The chicks are in the middle of their second week of life. I had heard they grow astonishingly fast from day one but this is crazy!  Really. Their tail tufts and tiny wings are coming in over the re down. They already look grown up.  I was beginning to think the hatchery had somehow made a mistake and they were really a week older

Planning her big escape
It's really hot here so there is no problem maintaining the 90 degree temp for their second week.  Because I'm so hot I feel so sorry for the chicks and I want to take them to play in the cool part of the house. And that would not be good for 2 week old chicks! Any sudden temp changes for chicks is not good.

Everyone follow me!

Practicing Their Roosting
Harry built a roost for them to practice umping on.  A dowel mounted on a wood block. They loved it! I guess this was there first 'playground equipment'!
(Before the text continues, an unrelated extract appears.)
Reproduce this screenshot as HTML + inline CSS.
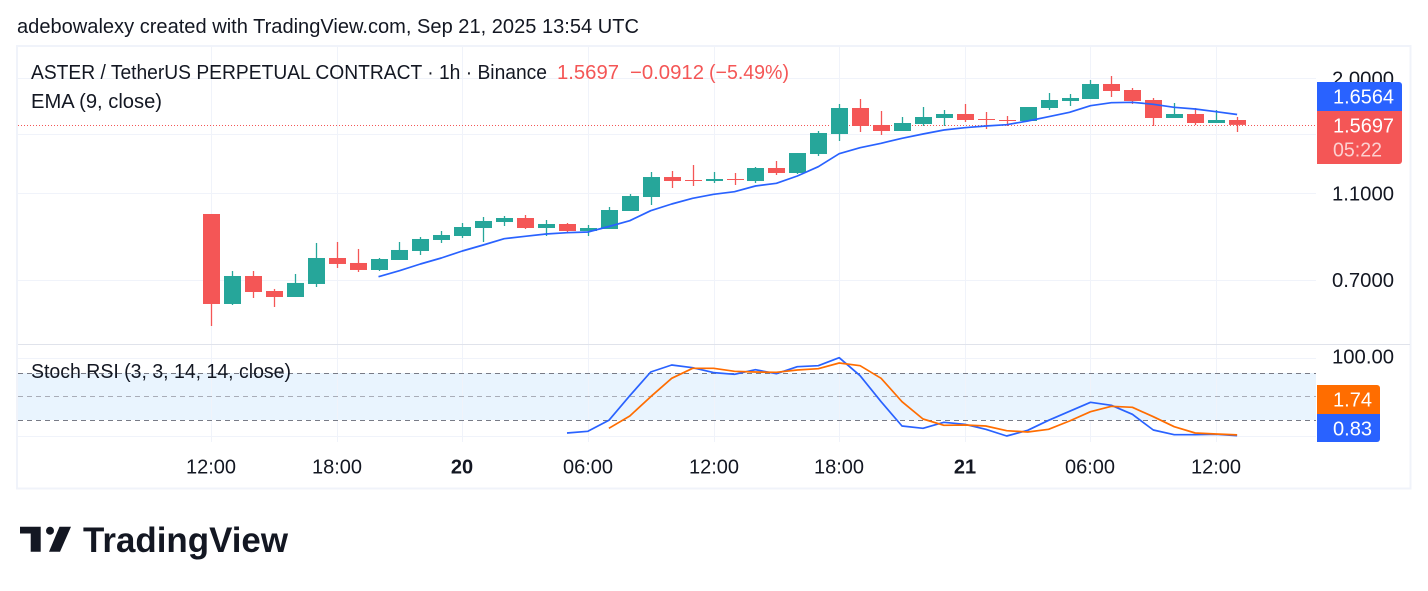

You're not going to believe how fast these babies grow...not kidding!

July 2, 2012

Cute Little Fluff-balls Of Trouble!

They're starting to show wing growth and it's amazing how fast these babies are growing. Playing king of the hill on the water bowl has been the favorite game since the second day. They also play 'Attack the Thermometer' since they've gotten a bit taller! They stand around it and take turns running up to it, pecking at it twice then running back to their spot. Eventually one of them knocks it down on top of the others and all you know what breaks out for a while.

Queen of the water bowl

Attack! Attack!

Big Fluff Balls

So Sweet

Wait till you see them at just two weeks!


July 1, 2012

Clean, Dry And Warm Brooder

Big Clean-up Day for Brooder

Wow, little chicks make a big mess...big!!!!! They not only poop a lot but they constantly spill and splash their water everywhere. You will need to do daily cleaning of the brooder such as changing bedding and cleaning any obvious gunk (and chicks produce a lot of gunk).  And then there is the big weekly cleanup of the brooder! This will have to happen weekly till they move permanently to their coop and run (and cleaning the coop is a whole different learning experience)!

We moved chicks into large cardboard box, temporarily, for the brooder cleaning. The box or whatever you choose to put them in, while cleaning the brooder, should be up to the same temp as the brooder before they go in. It's important to maintain the correct temp for the chicks while they are in another temporary area. Sudden change in temp for chicks is another big stressor for them!

Fun for chicks...?

New stuff to peck at!

The Plastic bin brooder is scrubbed very well using a lot of water and a little vinegar or baking soda. Do not use anything toxic to clean ...even if you think you will have no problem rinsing it all out. At this age the chicks are just to susceptible too everything.

The feed and water containers will need to be cleaned and refilled several times a day for the first few weeks. As they get older you will move to bigger containers for food and water and they will need to be still need to be cleaned and refilled daily but the number of times will depend on the chicks themselves, how much food and water they go through and how much 'fun' they have playing in it!

Thoroughly clean the thermometer and any little toys they might already have (I can't stress cleanliness enough)!  Dry everything well with a towel.  If the sun is out and you have time set it all outside. Leave it for as long as you can...sun is a great antibacterial agent.

From chicks to grown up chickens cleanliness of their living area can't be stressed enough!